Toni’s extensive research for MICROBIRTH led to her co-authoring the books THE MICROBIRTH EFFECT and YOUR BABY’s MICROBIOME. Toni offers CPD/CE accredited courses – which can be found at https://microbirth.teachable.com
Katie is a dietitian by training and has been working in the field of public health nutrition since 2005. Katie has a special interest in the protection, promotion and support of breastfeeding and optimal infant and young child nutrition. She recently completed her PhD in Public Health through the University of the Western Cape (South Africa), which focused on maternity protection for non-standard workers in low-and-middle-income countries. Katie has worked in government, research, and academia and most of her previous work was in South Africa and other LMIC. Katie relocated to the UK in 2020 and is currently a Senior Nutritionist at First Steps Nutrition Trust, where much of her work focuses on coordinating the Secretariat for the Baby Feeding Law Group UK, a coalition of 33 charities, organisations, health professional bodies and independent members who work together to protect infant, young child and maternal health by ending marketing practices which commercialise infant feeding, mislead consumers and threaten breastfeeding.
Kathryn Stagg is an ABM breastfeeding counsellor and IBCLC. Mum to 4 boys including twins, she has been supporting families to breastfeed their babies for over 15 years.
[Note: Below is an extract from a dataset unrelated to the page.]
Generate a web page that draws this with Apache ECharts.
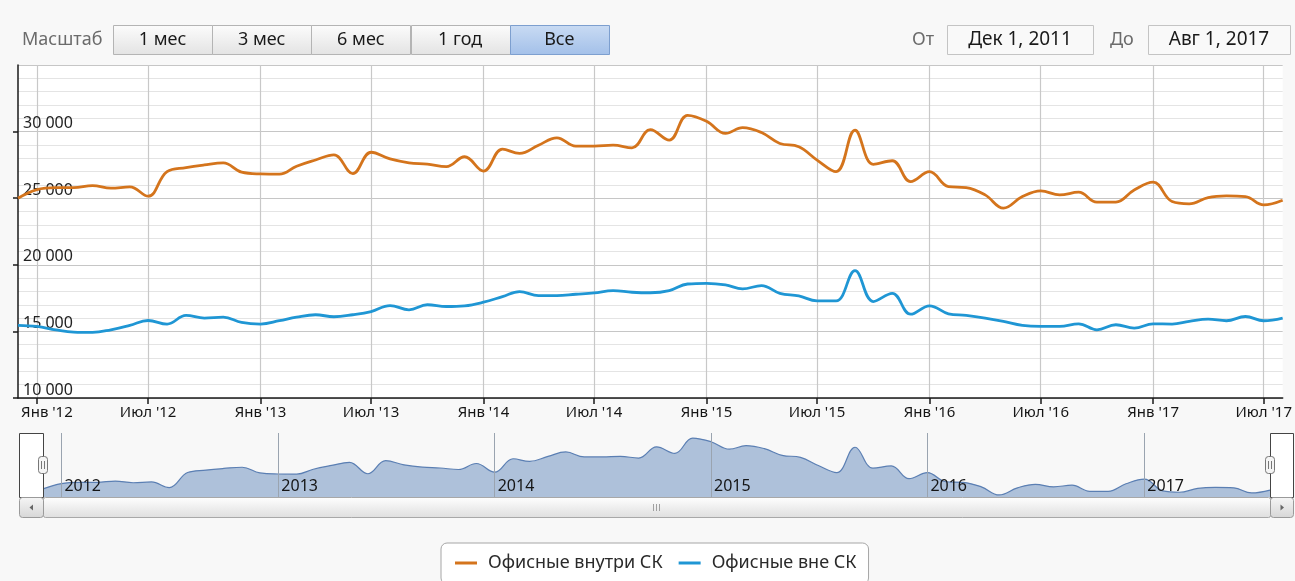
<!DOCTYPE html>
<html lang="ru">
<head>
<meta charset="utf-8">
<title>Офисные внутри СК / вне СК</title>
<script src="https://cdn.jsdelivr.net/npm/echarts@6/dist/echarts.min.js"></script>
<style>
    html, body { margin: 0; padding: 0; background: #f8f8f8; }
    #chart { width: 1295px; height: 581px; }
</style>
</head>
<body>
<div id="chart"></div>
<script>
// months of the series (first day of each month)
const months = [
    '2011-12',
    '2012-01', '2012-02', '2012-03', '2012-04', '2012-05', '2012-06', '2012-07', '2012-08', '2012-09', '2012-10', '2012-11', '2012-12',
    '2013-01', '2013-02', '2013-03', '2013-04', '2013-05', '2013-06', '2013-07', '2013-08', '2013-09', '2013-10', '2013-11', '2013-12',
    '2014-01', '2014-02', '2014-03', '2014-04', '2014-05', '2014-06', '2014-07', '2014-08', '2014-09', '2014-10', '2014-11', '2014-12',
    '2015-01', '2015-02', '2015-03', '2015-04', '2015-05', '2015-06', '2015-07', '2015-08', '2015-09', '2015-10', '2015-11', '2015-12',
    '2016-01', '2016-02', '2016-03', '2016-04', '2016-05', '2016-06', '2016-07', '2016-08', '2016-09', '2016-10', '2016-11', '2016-12',
    '2017-01', '2017-02', '2017-03', '2017-04', '2017-05', '2017-06', '2017-07', '2017-08'
];

// Офисные внутри СК
const insideValues = [
    25000,
    25650, 25800, 25800, 25950, 25750, 25850, 25150, 27000, 27300, 27500, 27650, 26950,
    26820, 26800, 27400, 27870, 28250, 26850, 28450, 27950, 27660, 27560, 27370, 28110,
    27040, 28690, 28360, 28980, 29530, 28910, 28910, 28980, 28780, 30150, 29360, 31225,
    30780, 29860, 30300, 29930, 29110, 28860, 27860, 26990, 30100, 27540, 27810, 26250,
    26990, 25870, 25800, 25250, 24250, 25120, 25550, 25250, 25450, 24700, 24700, 25620,
    26200, 24750, 24580, 25050, 25170, 25120, 24500, 24850
];

// Офисные вне СК
const outsideValues = [
    15450,
    15370, 15120, 14950, 14925, 15120, 15450, 15820, 15550, 16200, 16000, 16070, 15670,
    15550, 15800, 16070, 16250, 16100, 16250, 16490, 16940, 16620, 17000, 16870, 16920,
    17190, 17610, 17990, 17690, 17690, 17790, 17890, 18060, 17940, 17900, 18060, 18560,
    18610, 18490, 18190, 18440, 17860, 17660, 17290, 17290, 19560, 17240, 17860, 16290,
    16920, 16320, 16200, 16000, 15750, 15450, 15370, 15370, 15570, 15120, 15500, 15250,
    15570, 15550, 15750, 15920, 15800, 16120, 15800, 16000
];

const seriesNames = ['Офисные внутри СК', 'Офисные вне СК'];
const seriesColors = ['#d4741c', '#1f96d4'];

// tick labels
const mainTicks = ['2012-01', '2012-07', '2013-01', '2013-07', '2014-01', '2014-07',
                   '2015-01', '2015-07', '2016-01', '2016-07', '2017-01', '2017-07'];
const navTicks = ['2012-01', '2013-01', '2014-01', '2015-01', '2016-01', '2017-01'];
const monthNames = ['Янв', 'Фев', 'Мар', 'Апр', 'Май', 'Июн', 'Июл', 'Авг', 'Сен', 'Окт', 'Ноя', 'Дек'];

// range selector texts
const rangeButtons = ['1 мес', '3 мес', '6 мес', '1 год', 'Все'];
const rangeFrom = 'Дек 1, 2011';
const rangeTo = 'Авг 1, 2017';

const FONT = '"Noto Sans", "Open Sans", sans-serif';

function toTime(s) {
    return new Date(+s.slice(0, 4), +s.slice(5, 7) - 1, 1).getTime();
}

function fmtThousands(v) {
    return String(v).replace(/\B(?=(\d{3})+(?!\d))/g, ' ');
}

document.addEventListener('DOMContentLoaded', function() {
    const chart = echarts.init(document.getElementById('chart'));

    const times = months.map(toTime);
    const insideData = times.map((t, i) => [t, insideValues[i]]);
    const outsideData = times.map((t, i) => [t, outsideValues[i]]);
    const xMin = toTime('2011-12');
    const xMax = toTime('2017-08');
    const firstTick = toTime(mainTicks[0]);

    const grad = (c1, c2) => new echarts.graphic.LinearGradient(0, 0, 0, 1, [
        { offset: 0, color: c1 }, { offset: 1, color: c2 }
    ]);

    // --- range selector (buttons + dates) ---
    const graphics = [];
    graphics.push({
        type: 'text', x: 22, y: 40, z: 100,
        style: { text: 'Масштаб', fill: '#6b6b6b', font: '18px ' + FONT, verticalAlign: 'middle' }
    });
    rangeButtons.forEach((label, i) => {
        const x = 113 + i * 99.2;
        const selected = i === rangeButtons.length - 1;
        graphics.push({
            type: 'rect', z: 100,
            shape: { x: Math.round(x) + 0.5, y: 25.5, width: 99, height: 29 },
            style: {
                fill: selected ? grad('#c9dbf3', '#a3c0e9') : grad('#fcfcfc', '#e3e3e3'),
                stroke: selected ? '#7d9fcf' : '#b4b4b4', lineWidth: 1
            }
        });
        graphics.push({
            type: 'text', z: 101, x: x + 49.5, y: 40,
            style: { text: label, fill: '#1a1a1a', font: '18px ' + FONT, align: 'center', verticalAlign: 'middle' }
        });
    });
    [['От', 912, 947, 146, rangeFrom], ['До', 1110, 1148, 142, rangeTo]].forEach(d => {
        graphics.push({
            type: 'text', x: d[1], y: 40, z: 100,
            style: { text: d[0], fill: '#6b6b6b', font: '18px ' + FONT, verticalAlign: 'middle' }
        });
        graphics.push({
            type: 'rect', z: 100,
            shape: { x: d[2] + 0.5, y: 25.5, width: d[3], height: 29 },
            style: { fill: '#f9f9f9', stroke: '#c4c4c4', lineWidth: 1 }
        });
        graphics.push({
            type: 'text', x: d[2] + d[3] / 2, y: 40, z: 101,
            style: { text: d[4], fill: '#1a1a1a', font: '19px ' + FONT, align: 'center', verticalAlign: 'middle' }
        });
    });

    // --- navigator outline boxes and handles ---
    [[19, 24], [1270, 23]].forEach(b => {
        graphics.push({
            type: 'rect', z: 100,
            shape: { x: b[0] + 0.5, y: 433.5, width: b[1], height: 64 },
            style: { fill: '#ffffff', stroke: '#444', lineWidth: 1 }
        });
    });
    [43, 1270].forEach(hx => {
        graphics.push({
            type: 'rect', z: 102,
            shape: { x: hx - 4.5, y: 456.5, width: 9, height: 17, r: 3 },
            style: { fill: '#f4f4f4', stroke: '#777', lineWidth: 1 }
        });
        [-1.5, 1.5].forEach(dx => {
            graphics.push({
                type: 'line', z: 103,
                shape: { x1: hx + dx, y1: 461, x2: hx + dx, y2: 469 },
                style: { stroke: '#777', lineWidth: 1 }
            });
        });
    });

    // --- scrollbar ---
    graphics.push({
        type: 'rect', z: 100,
        shape: { x: 43.5, y: 497.5, width: 1227, height: 20, r: 2 },
        style: { fill: grad('#ffffff', '#dedede'), stroke: '#a8a8a8', lineWidth: 1 }
    });
    [[19.5, 24, -1], [1270.5, 23, 1]].forEach(b => {
        graphics.push({
            type: 'rect', z: 101,
            shape: { x: b[0], y: 497.5, width: b[1], height: 20, r: 3 },
            style: { fill: grad('#f6f6f6', '#d6d6d6'), stroke: '#9a9a9a', lineWidth: 1 }
        });
        const cx = b[0] + b[1] / 2;
        graphics.push({
            type: 'polygon', z: 102,
            shape: { points: b[2] < 0
                ? [[cx - 2, 507.5], [cx + 1.5, 504.5], [cx + 1.5, 510.5]]
                : [[cx + 2, 507.5], [cx - 1.5, 504.5], [cx - 1.5, 510.5]] },
            style: { fill: '#666' }
        });
    });
    [-3, 0, 3].forEach(dx => {
        graphics.push({
            type: 'line', z: 102,
            shape: { x1: 656.5 + dx, y1: 504, x2: 656.5 + dx, y2: 511 },
            style: { stroke: '#a0a0a0', lineWidth: 1 }
        });
    });

    const option = {
        animation: false,
        backgroundColor: '#f8f8f8',
        textStyle: { fontFamily: FONT },
        legend: {
            data: seriesNames,
            left: 441,
            top: 543,
            icon: 'rect',
            itemWidth: 22,
            itemHeight: 3,
            itemGap: 16,
            padding: [11, 12, 12, 14],
            backgroundColor: '#ffffff',
            borderColor: '#a6a6a6',
            borderWidth: 1,
            borderRadius: 6,
            textStyle: { fontSize: 18, color: '#2a2a2a', fontFamily: FONT, padding: [0, 0, 0, 6] }
        },
        grid: [
            { left: 18, right: 2, top: 65, height: 333, show: true, backgroundColor: '#ffffff', borderWidth: 0 },
            { left: 43, right: 25, top: 433, height: 64, show: false }
        ],
        xAxis: [
            {
                type: 'value',
                gridIndex: 0,
                min: xMin,
                max: xMax,
                axisLine: { show: true, lineStyle: { color: '#1a1a1a', width: 1.5 } },
                axisTick: {
                    show: true, length: 6, customValues: mainTicks.map(toTime),
                    lineStyle: { color: '#1a1a1a', width: 1.5 }
                },
                axisLabel: {
                    customValues: mainTicks.map(toTime),
                    margin: 7,
                    fontSize: 15,
                    color: '#151515',
                    fontFamily: FONT,
                    formatter: function(v) {
                        const d = new Date(v);
                        const text = monthNames[d.getMonth()] + " '" + String(d.getFullYear()).slice(2);
                        // first label is kept inside the plot, like in the original
                        return v === firstTick ? '{first|' + text + '}' : text;
                    },
                    rich: {
                        first: { fontSize: 15, color: '#151515', fontFamily: FONT, padding: [0, 0, 0, 20] }
                    }
                },
                splitLine: { show: true, lineStyle: { color: '#c8c8c8', width: 1.2 } }
            },
            {
                type: 'value',
                gridIndex: 1,
                min: xMin,
                max: xMax,
                z: 10,
                axisLine: { show: false },
                axisTick: { show: false, customValues: navTicks.map(toTime) },
                axisLabel: {
                    customValues: navTicks.map(toTime),
                    inside: true,
                    margin: 3,
                    align: 'left',
                    padding: [0, 0, 0, 3],
                    fontSize: 16,
                    color: '#151515',
                    fontFamily: FONT,
                    formatter: function(v) { return String(new Date(v).getFullYear()); }
                },
                splitLine: { show: true, lineStyle: { color: '#9aa4b0', width: 1 } }
            }
        ],
        yAxis: [
            {
                type: 'value',
                gridIndex: 0,
                min: 10000,
                max: 35000,
                interval: 5000,
                axisLine: { show: true, lineStyle: { color: '#1a1a1a', width: 1.5 } },
                axisTick: { show: true, length: 5, lineStyle: { color: '#1a1a1a', width: 1.5 } },
                axisLabel: {
                    inside: true,
                    margin: 5,
                    showMaxLabel: false,
                    verticalAlign: 'bottom',
                    fontSize: 16,
                    color: '#222',
                    fontFamily: FONT,
                    formatter: fmtThousands
                },
                splitLine: { show: true, lineStyle: { color: '#c6c6c6', width: 1.2 } },
                minorTick: { show: false, splitNumber: 5 },
                minorSplitLine: { show: true, lineStyle: { color: '#e4e4e4', width: 1.2 } }
            },
            {
                type: 'value',
                gridIndex: 1,
                min: 24000,
                max: 31850,
                show: false
            }
        ],
        series: [
            {
                name: seriesNames[0],
                type: 'line',
                xAxisIndex: 0,
                yAxisIndex: 0,
                data: insideData,
                smooth: 0.4,
                showSymbol: false,
                color: seriesColors[0],
                lineStyle: { width: 2.8, color: seriesColors[0] },
                z: 3
            },
            {
                name: seriesNames[1],
                type: 'line',
                xAxisIndex: 0,
                yAxisIndex: 0,
                data: outsideData,
                smooth: 0.4,
                showSymbol: false,
                color: seriesColors[1],
                lineStyle: { width: 2.8, color: seriesColors[1] },
                z: 3
            },
            {
                // navigator series
                name: 'navigator',
                type: 'line',
                xAxisIndex: 1,
                yAxisIndex: 1,
                data: insideData,
                smooth: 0.4,
                showSymbol: false,
                silent: true,
                lineStyle: { width: 1.2, color: '#5b7fb3' },
                areaStyle: { color: '#aec1da', opacity: 1 }
            }
        ],
        graphic: graphics
    };

    chart.setOption(option);
});
</script>
</body>
</html>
She is particularly interested in supporting multiple birth families to meet their breastfeeding goals. Kathryn set up Breastfeeding Twins and Triplets UK Facebook group back in 2015. It now boasts more than 7000 members. They are a UK charity offering 1:1 breastfeeding support to those who cannot access expert help, funding training mother supporters, and education health care professionals and breastfeeding supporters on the unique issues faced by multiple birth families.
Kathryn is also Breastfeeding Counsellor Coordinator for the ABM East.